The research I have reviewed indicates a need to understand context across disciplines (e.g., Health, Education, etc.). Multiple frameworks offer pathways to understanding from different perspectives (e.g., Fixsen et al, Damschroder et al. Pettigrew et al). I want to better understand, and impact, successful improvement/implementation practices within the organization to create sustainable practices at the project/school-level. I see parallels with the research around principals' and teacher s' impact on student achievement but, as in those studies, little is written of the parent organization. For example, what is it about the parent organization's leadership and improvement practices that maximize conditions for principals' and teachers' impact?
All Answers (1)
Following Popper, I am rather skeptical about absolute value of Frameworks for the advancement of science. That is, is corroboration of a 'proven' phenomenon a real contribution to science? I think we should at least question it. Thus the idealization of "Multiple frameworks" could also be questionable, perhaps even more. Again, following Popper, science advances by refutations (falsification) and new ways of conjecturing.
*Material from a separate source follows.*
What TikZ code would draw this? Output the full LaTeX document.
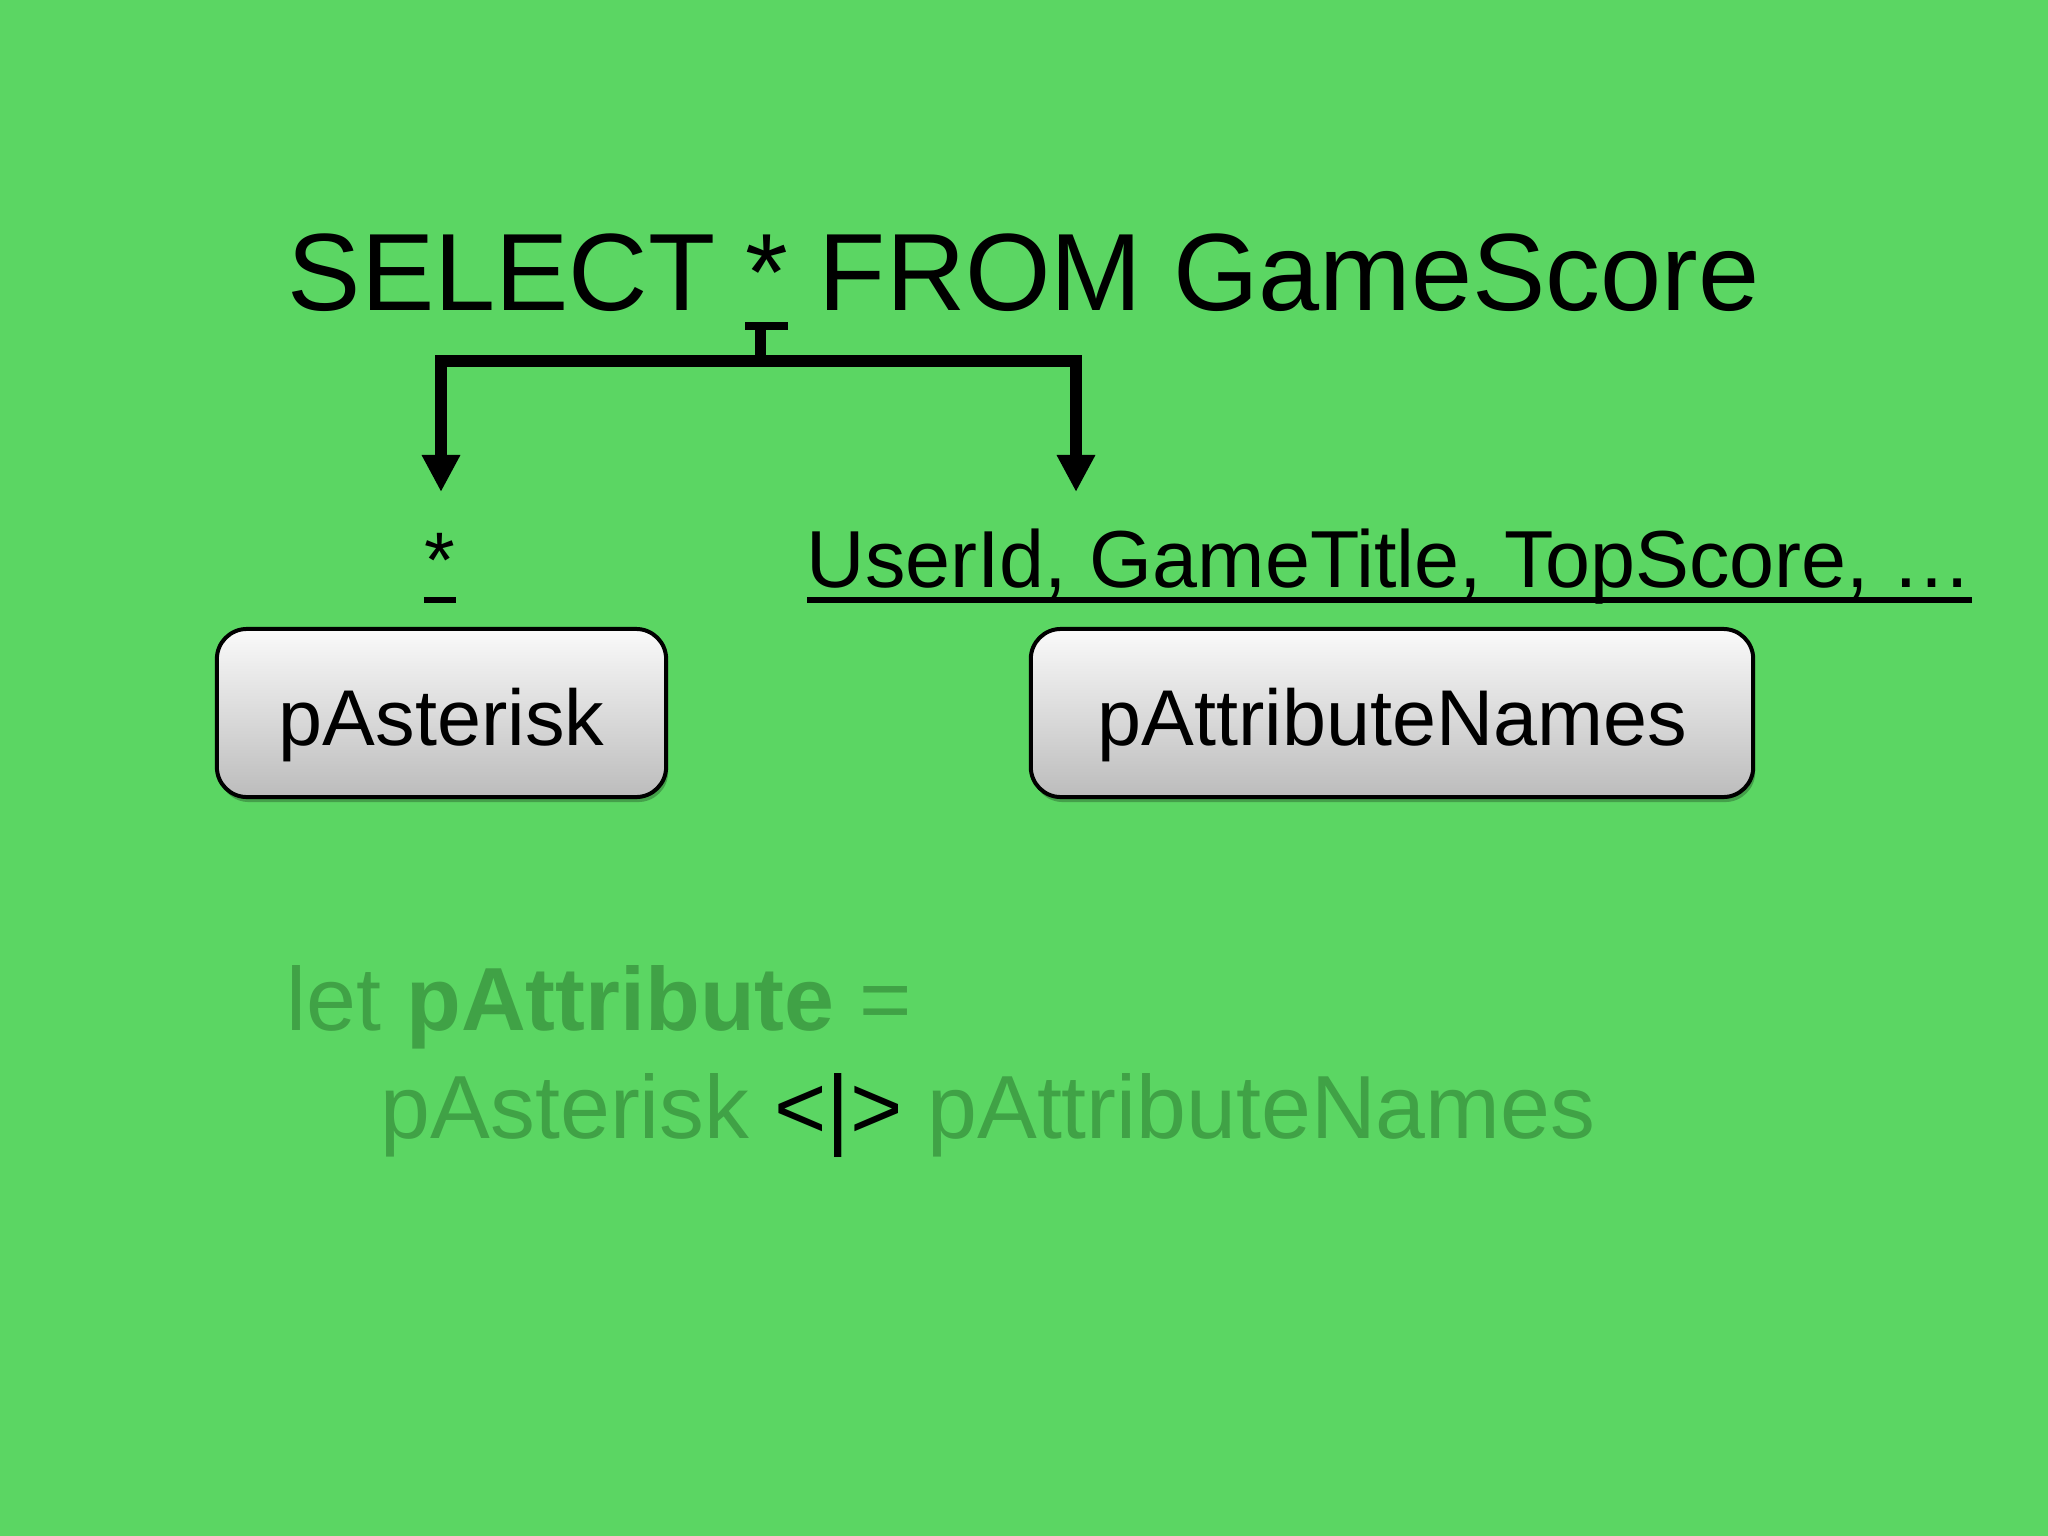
\documentclass[tikz,border=0pt]{standalone}
\usepackage{fontspec}
\setmainfont{Liberation Sans}
\usetikzlibrary{arrows.meta,shadows}
\definecolor{bggreen}{RGB}{91,214,99}
\definecolor{fadegreen}{RGB}{64,162,70}
\definecolor{boxtop}{RGB}{250,250,250}
\definecolor{boxbot}{RGB}{188,188,188}
\begin{document}
\begin{tikzpicture}[x=0.01cm,y=-0.01cm,
  sqltitle/.style={font=\fontsize{31.25pt}{36pt}\selectfont, inner sep=0pt, anchor=base west},
  lbl/.style={font=\fontsize{22.4pt}{27pt}\selectfont, inner sep=0pt},
  attrtxt/.style={font=\fontsize{23pt}{27pt}\selectfont, inner sep=0pt},
  codetxt/.style={font=\fontsize{25.5pt}{30pt}\selectfont, inner sep=0pt, anchor=base west, text=fadegreen},
  parser/.style={draw=black, line width=0.04cm, rounded corners=0.3cm,
    top color=boxtop, bottom color=boxbot, minimum height=1.68cm, inner sep=0pt,
    font=\fontsize{22.5pt}{27pt}\selectfont, text height=0.64cm, text depth=0pt,
    drop shadow={opacity=0.25, shadow xshift=0.02cm, shadow yshift=-0.05cm, fill=black}},
  conn/.style={line width=0.12cm, line join=miter},
  stemline/.style={line width=0.11cm},
  capline/.style={line width=0.08cm},
  uline/.style={line width=0.06cm},
  >={Triangle[width=0.36cm,length=0.37cm]}]
\path[fill=bggreen, use as bounding box] (0,0) rectangle (2048,1536);

\node[sqltitle] (sql) at (287,310) {SELECT * FROM GameScore};

\coordinate (capL) at (745,326);
\coordinate (capR) at (788,326);
\coordinate (stemtop) at (760,326);
\coordinate (fork) at (760,361);
\coordinate (tipL) at (441,492);
\coordinate (tipR) at (1076,492);

\draw[capline] (capL) -- (capR);
\draw[stemline] (stemtop) -- (fork);
\draw[conn,->] (fork) -| (tipL);
\draw[conn,->] (fork) -| (tipR);

\node[lbl, anchor=base] (star) at (440,587) {*};
\node[attrtxt, anchor=base west] (attrs) at (806,587) {UserId, GameTitle, TopScore, …};
\draw[uline] ([yshift=-0.13cm]star.base west) -- ([yshift=-0.13cm]star.base east);
\draw[uline] ([xshift=0.01cm,yshift=-0.13cm]attrs.base west) -- ([xshift=-0.01cm,yshift=-0.13cm]attrs.base east);

\node[parser, minimum width=4.49cm] (pA) at (441.5,713) {pAsterisk};
\node[parser, minimum width=7.22cm] (pN) at (1392,713) {pAttributeNames};

\node[codetxt] (letline) at (286,1030) {let \textbf{pAttribute} =};
\node[codetxt] (combline) at (380,1138) {pAsterisk \textcolor{black}{<|>} pAttributeNames};
\end{tikzpicture}
\end{document}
Said that, one important thing to the first part of your question: That an educational phenomenon has multiple facets, and it is entangled in a mesh of complex issues, and we should avoid lineal understanding of it is quite plausible. However, it is less convincing that a research on it requires 'multiple frameworks' all at once. I think we can still use one single research framework. A simple example would be the Complexity Theory, which by itself allows multiple facets to entertain. (Although, as I said earlier, I am reluctant to trade me in to the idea that there is a 'super-dogmatic framework' elsewhere, and Complexity theory itself could be one such). That a school has health problems does not mean that your research should top up a medical science framework.
Regarding your second part of the Q, the effect size of principals (what we call vaguely as 'leaders-and-their-leadership") and teachers are rather weak according to meta-analysis (please check John Hattie's works). They are never beyond 0.4. Surprisingly, parental influence have bigger effect size (Ref. ibid.).
Hattie, J. (2009). Visible learning : a synthesis of over 800 meta-analyses relating to achievement. London ; New York: Routledge.